Traders attributed the sudden bout of volatility to profit-taking ahead of Sunday's election that sparked large scale selling of stock futures.
"The move down took a lot of people by surprise but what we've been worried about all week is that the level of optimism in the market is way too high," said Ben Collett, head of Asian equities at Sunrise Brokers.
The sell-off comes ahead of Sunday's election to the upper house of parliament. According to Reuters, opinion polls show Prime Minister Shinzo Abe's ruling coalition on track for a clear victory, which would strengthen his economic strategy known as "Abenomics."

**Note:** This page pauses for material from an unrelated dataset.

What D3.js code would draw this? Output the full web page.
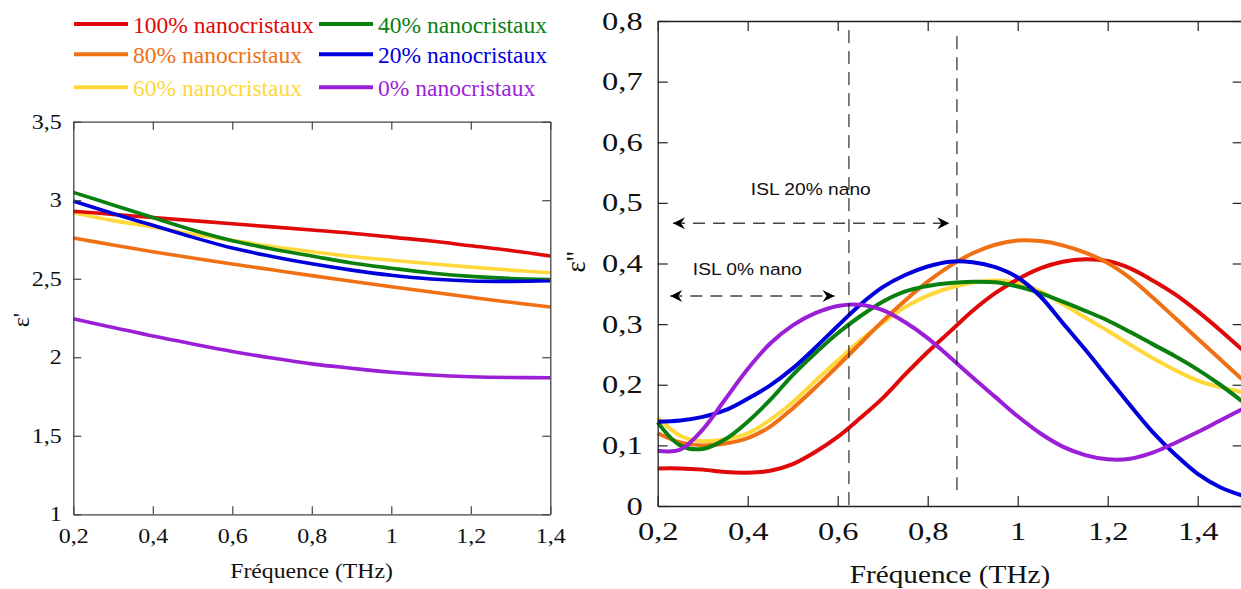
<!DOCTYPE html>
<html><head><meta charset="utf-8">
<script src="https://cdn.jsdelivr.net/npm/d3@7"></script>
<style>
html,body{margin:0;padding:0;background:#fff;}
svg{display:block;}
text{font-family:"Liberation Serif","Times New Roman",serif;}
.sans{font-family:"Liberation Sans",Arial,sans-serif;}
</style></head>
<body>
<svg id="chart" width="1241" height="589"></svg>
<script>
// ---------- DATA ----------
const seriesNames = ["100% nanocristaux","80% nanocristaux","60% nanocristaux","40% nanocristaux","20% nanocristaux","0% nanocristaux"];
const seriesColors = ["#e00808","#f07014","#ffd83c","#0a800f","#0000dc","#9b1fd6"];

// Left panel: epsilon' vs frequency (THz)
const freqLeft = [0.2,0.3,0.4,0.5,0.6,0.7,0.8,0.9,1.0,1.1,1.2,1.3,1.4];
const epsReal100 = [2.93,2.91,2.89,2.87,2.85,2.83,2.81,2.79,2.765,2.74,2.71,2.68,2.645];
const epsReal80  = [2.76,2.715,2.672,2.632,2.594,2.557,2.52,2.484,2.449,2.415,2.382,2.35,2.32];
const epsReal60  = [2.92,2.87,2.83,2.785,2.745,2.705,2.672,2.642,2.618,2.595,2.574,2.555,2.538];
const epsReal40  = [3.05,2.97,2.89,2.81,2.742,2.69,2.645,2.60,2.567,2.537,2.515,2.502,2.495];
const epsReal20  = [2.995,2.915,2.84,2.765,2.695,2.642,2.595,2.555,2.522,2.498,2.486,2.483,2.487];
const epsReal0   = [2.245,2.19,2.135,2.085,2.037,1.995,1.958,1.93,1.905,1.887,1.876,1.871,1.87];

// Right panel: epsilon'' vs frequency (THz)
const freqRight = [0.2,0.25,0.3,0.35,0.4,0.45,0.5,0.55,0.6,0.65,0.7,0.75,0.8,0.85,0.9,0.95,1.0,1.05,1.1,1.15,1.2,1.25,1.3,1.35,1.4,1.45,1.5];
const epsImag100 = [0.062,0.062,0.06,0.056,0.055,0.058,0.069,0.089,0.114,0.145,0.178,0.217,0.254,0.288,0.322,0.351,0.374,0.392,0.403,0.407,0.404,0.392,0.372,0.349,0.321,0.29,0.257];
const epsImag80  = [0.12,0.105,0.1,0.103,0.112,0.131,0.161,0.195,0.231,0.268,0.305,0.339,0.37,0.396,0.417,0.431,0.438,0.437,0.43,0.418,0.401,0.376,0.344,0.31,0.276,0.242,0.208];
const epsImag60  = [0.146,0.116,0.107,0.11,0.12,0.142,0.171,0.206,0.24,0.273,0.302,0.328,0.347,0.36,0.368,0.372,0.368,0.354,0.333,0.311,0.289,0.266,0.244,0.224,0.207,0.196,0.188];
const epsImag40  = [0.138,0.1,0.094,0.11,0.139,0.175,0.216,0.252,0.285,0.313,0.337,0.354,0.363,0.368,0.37,0.369,0.362,0.351,0.337,0.322,0.306,0.287,0.267,0.247,0.225,0.2,0.172];
const epsImag20  = [0.139,0.141,0.147,0.158,0.177,0.199,0.227,0.261,0.297,0.332,0.361,0.381,0.395,0.403,0.402,0.394,0.377,0.346,0.302,0.258,0.212,0.166,0.122,0.085,0.053,0.031,0.017];
const epsImag0   = [0.091,0.093,0.126,0.176,0.226,0.268,0.298,0.318,0.33,0.332,0.323,0.303,0.277,0.245,0.212,0.18,0.148,0.12,0.098,0.084,0.077,0.078,0.088,0.104,0.122,0.141,0.16];

// Ticks
const leftXTicks  = [0.2,0.4,0.6,0.8,1.0,1.2,1.4];
const leftYTicks  = [1,1.5,2,2.5,3,3.5];
const rightXTicks = [0.2,0.4,0.6,0.8,1.0,1.2,1.4];
const rightYTicks = [0,0.1,0.2,0.3,0.4,0.5,0.6,0.7,0.8];

// Annotations (data coordinates)
const islLabels = ["ISL 20% nano","ISL 0% nano"];
const islTextPos = [[0.407,0.513],[0.278,0.381]];
const islArrows = [[0.234,0.848,0.4665],[0.228,0.593,0.3465]];
const islVLines = [[0.625,0.785,0.0],[0.865,0.775,0.018]];

// ---------- DRAW ----------
const svg = d3.select("#chart");
const fmt = d => String(+d.toFixed(2)).replace(".", ",");

const leftData = [epsReal100,epsReal80,epsReal60,epsReal40,epsReal20,epsReal0];
const rightData = [epsImag100,epsImag80,epsImag60,epsImag40,epsImag20,epsImag0];
const drawOrder = [2,0,1,3,4,5];

function panel(cfg) {
  const x = d3.scaleLinear().domain(cfg.xDomain).range([cfg.x0, cfg.x1]);
  const y = d3.scaleLinear().domain(cfg.yDomain).range([cfg.y1, cfg.y0]);
  const g = svg.append("g");

  const line = d3.line().x(d => x(d[0])).y(d => y(d[1])).curve(d3.curveCatmullRom.alpha(0.5));
  drawOrder.forEach(i => {
    const pts = cfg.freq.map((f, k) => [f, cfg.data[i][k]]);
    g.append("path").attr("d", line(pts)).attr("fill", "none")
      .attr("stroke", seriesColors[i]).attr("stroke-width", cfg.lw)
      .attr("stroke-linejoin", "round").attr("stroke-linecap", "butt");
  });

  const axStyle = sel => {
    sel.select(".domain").attr("stroke", cfg.frameColor).attr("stroke-width", 1.3);
    sel.selectAll(".tick line").attr("stroke", cfg.frameColor).attr("stroke-width", 1.2);
  };
  const gb = g.append("g").attr("transform", `translate(0,${cfg.y1})`)
    .call(d3.axisBottom(x).tickValues(cfg.xTicks).tickSizeInner(-cfg.tick).tickSizeOuter(0)
      .tickPadding(cfg.xPad).tickFormat(fmt));
  axStyle(gb);
  gb.selectAll("text").attr("font-size", cfg.fs).attr("fill", "#111")
    .style("font-family", "'Liberation Serif','Times New Roman',serif")
    .attr("transform", `scale(${cfg.sx},1)`);
  const gt = g.append("g").attr("transform", `translate(0,${cfg.y0})`)
    .call(d3.axisTop(x).tickValues(cfg.xTicks).tickSizeInner(-cfg.tick).tickSizeOuter(0).tickFormat(""));
  axStyle(gt);
  const gl = g.append("g").attr("transform", `translate(${cfg.x0},0)`)
    .call(d3.axisLeft(y).tickValues(cfg.yTicks).tickSizeInner(-cfg.tick).tickSizeOuter(0)
      .tickPadding(cfg.yGap / cfg.sx).tickFormat(fmt));
  axStyle(gl);
  gl.selectAll("text").attr("font-size", cfg.fs).attr("fill", "#111")
    .style("font-family", "'Liberation Serif','Times New Roman',serif")
    .attr("transform", `scale(${cfg.sx},1)`);
  const gr = g.append("g").attr("transform", `translate(${cfg.x1},0)`)
    .call(d3.axisRight(y).tickValues(cfg.yTicks).tickSizeInner(-cfg.tick).tickSizeOuter(0).tickFormat(""));
  axStyle(gr);

  g.append("text").attr("text-anchor", "middle")
    .attr("transform", `translate(${cfg.xTitle[0]},${cfg.xTitle[1]}) scale(${cfg.xTitleSx},1)`)
    .attr("font-size", cfg.xTitleFs).attr("fill", "#111").text("Fréquence (THz)");
  g.append("text").attr("text-anchor", "middle")
    .attr("transform", `translate(${cfg.yTitle[0]},${cfg.yTitle[1]}) rotate(-90)`)
    .attr("font-size", cfg.yTitleFs).attr("fill", "#111").text(cfg.yLabel);
  return {x, y, g};
}

panel({
  xDomain:[0.2,1.4], yDomain:[1,3.5], x0:73.3, x1:550.3, y0:121.7, y1:514.3,
  freq:freqLeft, data:leftData, lw:3.6, frameColor:"#444", tick:8,
  xTicks:leftXTicks, yTicks:leftYTicks, fs:20, sx:1.2, xPad:14.5, yGap:11.6,
  xTitle:[311.5,578], xTitleFs:21, xTitleSx:1.13, yTitle:[29,320], yTitleFs:24, yLabel:"ε'"
});

const R = panel({
  xDomain:[0.2,1.5], yDomain:[0,0.8], x0:657.7, x1:1242.7, y0:21, y1:506,
  freq:freqRight, data:rightData, lw:4, frameColor:"#222", tick:10,
  xTicks:rightXTicks, yTicks:rightYTicks, fs:25, sx:1.3, xPad:16.3, yGap:15,
  xTitle:[950,583], xTitleFs:25, xTitleSx:1.17, yTitle:[585,262], yTitleFs:27, yLabel:"ε''"
});

const defs = svg.append("defs");
defs.append("marker").attr("id","arr").attr("viewBox","-13 -7 14 14")
  .attr("refX",0).attr("refY",0).attr("markerWidth",14).attr("markerHeight",14)
  .attr("markerUnits","userSpaceOnUse").attr("orient","auto-start-reverse")
  .append("path").attr("d","M0,0 L-12,-6 L-8,0 L-12,6 Z").attr("fill","#000");

islVLines.forEach(v => {
  R.g.append("line").attr("x1", R.x(v[0])).attr("x2", R.x(v[0]))
    .attr("y1", R.y(v[1])).attr("y2", R.y(v[2]))
    .attr("stroke", "#000").attr("stroke-width", 1).attr("stroke-dasharray", "13,8");
});
islArrows.forEach(a => {
  R.g.append("line").attr("x1", R.x(a[0])).attr("x2", R.x(a[1]))
    .attr("y1", R.y(a[2])).attr("y2", R.y(a[2]))
    .attr("stroke", "#444").attr("stroke-width", 1.5).attr("stroke-dasharray", "12,8")
    .attr("marker-start","url(#arr)").attr("marker-end","url(#arr)");
});
islLabels.forEach((t, i) => {
  R.g.append("text").attr("class","sans")
    .attr("transform", `translate(${R.x(islTextPos[i][0])},${R.y(islTextPos[i][1])}) scale(1.13,1)`)
    .attr("font-size", 17).attr("fill", "#111").text(t);
});

const legCols = [[74,128,133],[319,373,378]];
const legRows = [24,54.3,87.3];
seriesNames.forEach((name, i) => {
  const c = legCols[Math.floor(i / 3)], r = legRows[i % 3];
  const lg = svg.append("g");
  lg.append("line").attr("x1", c[0]).attr("x2", c[1]).attr("y1", r).attr("y2", r)
    .attr("stroke", seriesColors[i]).attr("stroke-width", 4);
  lg.append("text").attr("x", c[2]).attr("y", r + 8.8).attr("font-size", 23.5)
    .attr("fill", seriesColors[i]).text(name);
});
</script>
</body></html>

(Read more: What Sunday's Japan election means for Abenomics)
"The markets are forward thinking. Let's assume he [Abe] wins a massive majority. What else have you got for markets in the month of August? Not a whole lot. This is a forward thinking move to say 'I've made my money this month so I'm out of here,' Collett added.
Sydney loses 0.4%
Australian stocks tracked the Nikkei's losses and retreated further from the 5,000 level, which it briefly crossed in early Asian trade. Resource stocks fell, even as as iron ore prices rose to $131.90 a tonne. Global miners BHP Billiton and Rio Tinto fell 1 percent each.
Oil and gas producer Santos lost 3.6 percent after reporting a 5 percent dip in second-quarter output and warned of a 3 percent reduction in 2013 production guidance.
The next barrier for the benchmark index to cross will be 5,012 points, which would mark a new a one-week high.